I mean, the stones on these guys.
This is the same conference that, along with its Alliance pals, torpedoed a 12-team Playoff expansion mere months ago because things were moving too quickly, and player safety, and the future of amateur sports … and blah, blah, blah.
And everyone bought it.
That was Warren Tuesday, standing barrel-chested and not flinching. The ultimate politician.
“He knows what he said and what he sold a year ago,” the ACC athletic director said. “It doesn’t matter. He’ll just tell you another story.”
Warren now claims the Big Ten won’t expand just to add teams, that any future expansion must be a value add.
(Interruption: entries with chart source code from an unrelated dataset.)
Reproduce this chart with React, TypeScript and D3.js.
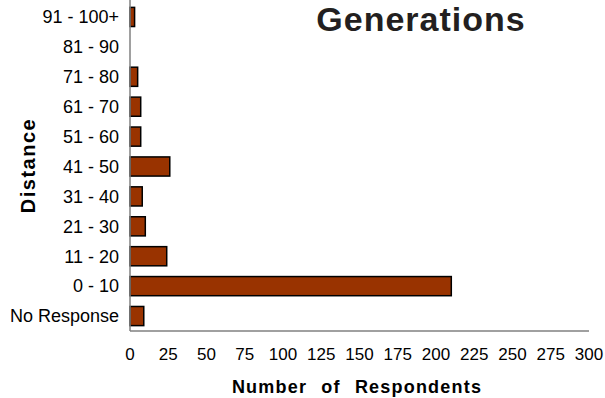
import React from "react";
import * as d3 from "d3";

const categories = ["91 - 100+", "81 - 90", "71 - 80", "61 - 70", "51 - 60", "41 - 50", "31 - 40", "21 - 30", "11 - 20", "0 - 10", "No Response"];
const values = [3, 0, 5, 7, 7, 26, 8, 10, 24, 210, 9];
const xTicks = [0, 25, 50, 75, 100, 125, 150, 175, 200, 225, 250, 275, 300];

export default function App() {
  const W = 605, H = 398;
  const left = 130, right = 589, top = 2, bottom = 331;
  const x = d3.scaleLinear().domain([0, 300]).range([left, right]);
  const y = d3.scaleBand().domain(categories).range([top, bottom]).paddingInner(0.36).paddingOuter(0.18);
  const font = "'Liberation Sans', Arial, sans-serif";
  return (
    <svg width={W} height={H} style={{ position: "absolute", left: 0, top: 0 }} fontFamily={font}>
      <rect width={W} height={H} fill="#fff" />
      {categories.map((c, i) =>
        values[i] > 0 ? (
          <rect key={c} x={x(0)} y={y(c)!} width={x(values[i]) - x(0)} height={y.bandwidth()} fill="#993300" stroke="#000" strokeWidth={1.5} />
        ) : null
      )}
      <line x1={left} x2={left} y1={0} y2={bottom} stroke="#808080" strokeWidth={1.5} />
      <line x1={left} x2={right} y1={bottom} y2={bottom} stroke="#808080" strokeWidth={1.5} />
      {categories.map((c) => (
        <text key={c} x={119} y={y(c)! + y.bandwidth() / 2} dy="0.35em" textAnchor="end" fontSize={18} fill="#000">{c}</text>
      ))}
      {xTicks.map((t) => (
        <text key={t} x={x(t)} y={360} textAnchor="middle" fontSize={17} fill="#000">{t}</text>
      ))}
      <text x={357} y={393} textAnchor="middle" fontSize={18} fontWeight="bold" letterSpacing={1.2} wordSpacing={8} fill="#000">Number of Respondents</text>
      <text transform="translate(35,165.5) rotate(-90)" textAnchor="middle" fontSize={20} fontWeight="bold" letterSpacing={1.5} fill="#000">Distance</text>
      <text x={421} y={31} textAnchor="middle" fontSize={34} fontWeight="bold" letterSpacing={1} fill="#231f20">Generations</text>
    </svg>
  );
}
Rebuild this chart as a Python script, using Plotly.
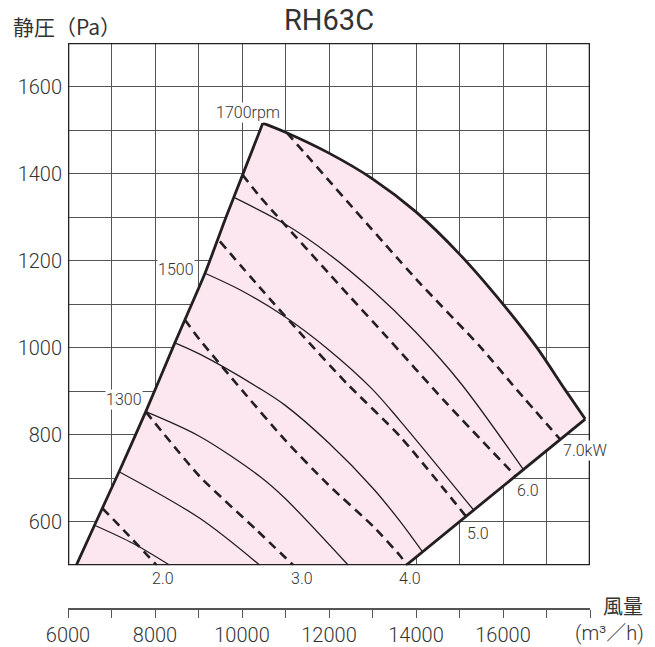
import plotly.graph_objects as go

# ---------------- data (airflow m3/h, static pressure Pa) ----------------
left_q = [6190, 6610, 7174, 7788, 8456, 9150, 9634, 10014, 10480]
left_p = [500, 592, 715, 853, 1011, 1171, 1300, 1397, 1516]

top_q = [10480, 11000, 12000, 13000, 14000, 15000, 16000, 16780, 17430, 17890]
top_p = [1516, 1495, 1447, 1388, 1312, 1215, 1100, 1000, 903, 836]

right_q = [13772, 15000, 17890]
right_p = [500, 600, 836]

rpm_curves = {
    "1100": ([6610, 7500, 8340], [592, 550, 500]),
    "1200": ([7174, 9030, 10412], [715, 608, 500]),
    "1300": ([7788, 9030, 10412, 10987, 12444], [853, 796, 704, 654, 500]),
    "1400": ([8456, 9030, 10412, 10987, 11984, 13020, 13634, 14150],
             [1011, 985, 906, 868, 782, 676, 601, 531]),
    "1500": ([9150, 9951, 10987, 11984, 12983, 13634, 15325],
             [1171, 1133, 1071, 996, 906, 832, 627]),
    "1600": ([9837, 10987, 11984, 13020, 13980, 15015, 16470],
             [1344, 1284, 1216, 1130, 1037, 920, 720]),
}

kw_curves = {
    "2.0": ([6791, 7344, 8040], [631, 574, 500]),
    "3.0": ([7788, 9030, 10336, 11180], [853, 704, 581, 500]),
    "4.0": ([8686, 9030, 10028, 10987, 11984, 13020, 13634, 13800],
            [1064, 1018, 899, 788, 685, 589, 522, 500]),
    "5.0": ([9491, 10412, 11409, 12407, 13634, 15153],
            [1244, 1138, 1026, 918, 796, 612]),
    "6.0": ([10014, 10412, 12483, 13289, 14631, 16290],
            [1397, 1347, 1117, 1029, 880, 705]),
    "7.0": ([11030, 14018, 15477, 16320, 17318],
            [1494, 1156, 1002, 903, 789]),
}

x_tick_vals = [6000, 8000, 10000, 12000, 14000, 16000]
x_tick_text = ["6000", "8000", "10000", "12000", "14000", "16000"]
y_tick_vals = [600, 800, 1000, 1200, 1400, 1600]

# labels inside the plot: (text, q, p)
curve_labels = [
    ("1700rpm", 10140, 1540),
    ("1500", 8480, 1179),
    ("1300", 7285, 880),
    ("5.0", 15418, 573),
    ("6.0", 16568, 673),
    ("7.0kW", 17876, 763),
]
# kW labels below the plot frame: (text, q)
below_labels = [("2.0", 8186), ("3.0", 11390), ("4.0", 13864)]

INK = "#231f20"
TXT = "#333333"
GRID = "#555555"
PINK = "#fce7f0"
LATIN = "Roboto, Noto Sans CJK JP, sans-serif"
CJK = "Noto Sans CJK JP, sans-serif"

W, H = 655, 647
L, R, T, B = 68, 65, 43, 38
PW = W - L - R
PH = H - T - B


def px(sx):   # screen x -> paper x
    return (sx - L) / PW


def py(sy):   # screen y -> paper y
    return (H - B - sy) / PH


fig = go.Figure()

poly_q = left_q + top_q[1:] + right_q[::-1][1:]
poly_p = left_p + top_p[1:] + right_p[::-1][1:]
fig.add_trace(go.Scatter(x=poly_q, y=poly_p, fill="toself", fillcolor=PINK,
                         mode="lines", line=dict(width=0), hoverinfo="skip",
                         showlegend=False))

for name, (q, p) in rpm_curves.items():
    fig.add_trace(go.Scatter(x=q, y=p, mode="lines",
                             line=dict(color=INK, width=1.3, shape="spline", smoothing=0.9),
                             showlegend=False, name=name + "rpm"))

for name, (q, p) in kw_curves.items():
    fig.add_trace(go.Scatter(x=q, y=p, mode="lines",
                             line=dict(color=INK, width=2.6, dash="9px,6px",
                                       shape="spline", smoothing=0.6),
                             showlegend=False, name=name + "kW"))

fig.add_trace(go.Scatter(x=left_q, y=left_p, mode="lines",
                         line=dict(color=INK, width=2.8, shape="spline", smoothing=0.5),
                         showlegend=False))
fig.add_trace(go.Scatter(x=top_q, y=top_p, mode="lines",
                         line=dict(color=INK, width=2.8, shape="spline", smoothing=0.8),
                         showlegend=False))
fig.add_trace(go.Scatter(x=right_q, y=right_p, mode="lines",
                         line=dict(color=INK, width=2.8), showlegend=False))

fig.add_trace(go.Scatter(x=[6000, 18000], y=[500, 500], xaxis="x2", mode="markers",
                         marker=dict(opacity=0), hoverinfo="skip", showlegend=False))

fig.add_shape(type="rect", xref="x", yref="y", x0=6000, x1=18000, y0=500, y1=1700,
              line=dict(color=INK, width=2.6), layer="above")

for text, q, p in curve_labels:
    fig.add_annotation(x=q, y=p, xref="x", yref="y", text=text, showarrow=False,
                       font=dict(family=LATIN, size=16, color=TXT, weight=300),
                       bgcolor="white", borderpad=0)
for text, q in below_labels:
    fig.add_annotation(x=q, y=py(578), xref="x", yref="paper", text=text,
                       showarrow=False, yanchor="middle",
                       font=dict(family=LATIN, size=16, color=TXT, weight=300))

fig.add_annotation(xref="paper", yref="paper", x=px(329), y=py(20), text="RH63C",
                   showarrow=False, font=dict(family=LATIN, size=29, color=TXT),
                   xanchor="center", yanchor="middle", borderpad=0)
fig.add_annotation(xref="paper", yref="paper", x=px(11), y=py(26),
                   text="静圧（Pa）", showarrow=False, xanchor="left", yanchor="middle",
                   font=dict(family=CJK, size=21, color=TXT))
fig.add_annotation(xref="paper", yref="paper", x=px(644), y=py(605),
                   text="風量", showarrow=False, xanchor="right", yanchor="middle",
                   font=dict(family=CJK, size=20, color=TXT), borderpad=0)
fig.add_annotation(xref="paper", yref="paper", x=px(645), y=py(633),
                   text="(m³／h)", showarrow=False, xanchor="right", borderpad=0,
                   yanchor="middle", font=dict(family=LATIN, size=20, color=TXT, weight=300))

fig.update_layout(
    width=W, height=H,
    margin=dict(l=L, r=R, t=T, b=B, autoexpand=False),
    paper_bgcolor="white", plot_bgcolor="white",
    xaxis=dict(range=[6000, 18000], dtick=1000, tick0=0, showgrid=True,
               gridcolor=GRID, gridwidth=1, showticklabels=False, ticks="",
               zeroline=False, showline=False, fixedrange=True, automargin=False),
    xaxis2=dict(range=[6000, 18000], overlaying="x", anchor="free", position=0,
                side="bottom", tickmode="array", tickvals=x_tick_vals,
                ticktext=x_tick_text, automargin=False,
                ticks="outside", ticklen=8, tickwidth=1.2, tickcolor=GRID,
                showline=True, linecolor=GRID, linewidth=1.5, showgrid=False,
                zeroline=False,
                minor=dict(dtick=1000, tick0=0, ticks="outside", ticklen=8,
                           tickwidth=1.2, tickcolor=GRID, showgrid=False),
                tickfont=dict(family=LATIN, size=20, color=TXT, weight=300)),
    yaxis=dict(range=[500, 1700], domain=[(H - B - 565.3) / PH, 1], tickmode="array",
               tickvals=y_tick_vals, ticks="", showgrid=True, gridcolor=GRID,
               gridwidth=1, zeroline=False, showline=False, automargin=False,
               minor=dict(dtick=100, tick0=0, showgrid=True, gridcolor=GRID, gridwidth=1),
               ticklabelstandoff=5,
               tickfont=dict(family=LATIN, size=20, color=TXT, weight=300)),
)

fig.write_html("out.html", config={"displayModeBar": False},
               post_script="document.body.style.margin='0';"
                           "document.body.style.overflow='hidden';")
Notre Dame is the biggest piece remaining on the board, but the Irish value their independence and are currently negotiating a new media rights deal.
Maybe Warren’s bold talk at Big Ten Media Days was a demarcation of sorts for Notre Dame. Here’s the line, here’s the deal.
The bus is filling up. Join now or else.
Or maybe, as multiple industry sources told SDS, the Big Ten really is interested in stretching its geographical footprint from New York City to Seattle, to Los Angeles, to Miami and back to the home office in Chicago. A true national conference.
There’s a reason multiple industry sources told SDS that Washington, Stanford, Oregon and Cal are balking at signing any new media rights agreement with the Pac-12 with an eye toward further Big Ten expansion.
The more the Big Ten shakes the expansion tree, the more there is panic in the streets. SEC commissioner Greg Sankey said last week that his league will stay at 16 teams unless circumstances dictate otherwise.
Kevin Warren just opened up a can of the unknown.
There are 2 ways this ends: the Big Ten stays at 16, or we’re on our way to an NFL future in college football, complete with a 20-team AFC and NFC (Big Ten and SEC), a postseason tournament and a Super Bowl.
Bold. Innovative. Creative.
Deceitful. Disingenuous. And yes, destabilizing.
The ultimate politician delivering the unknown.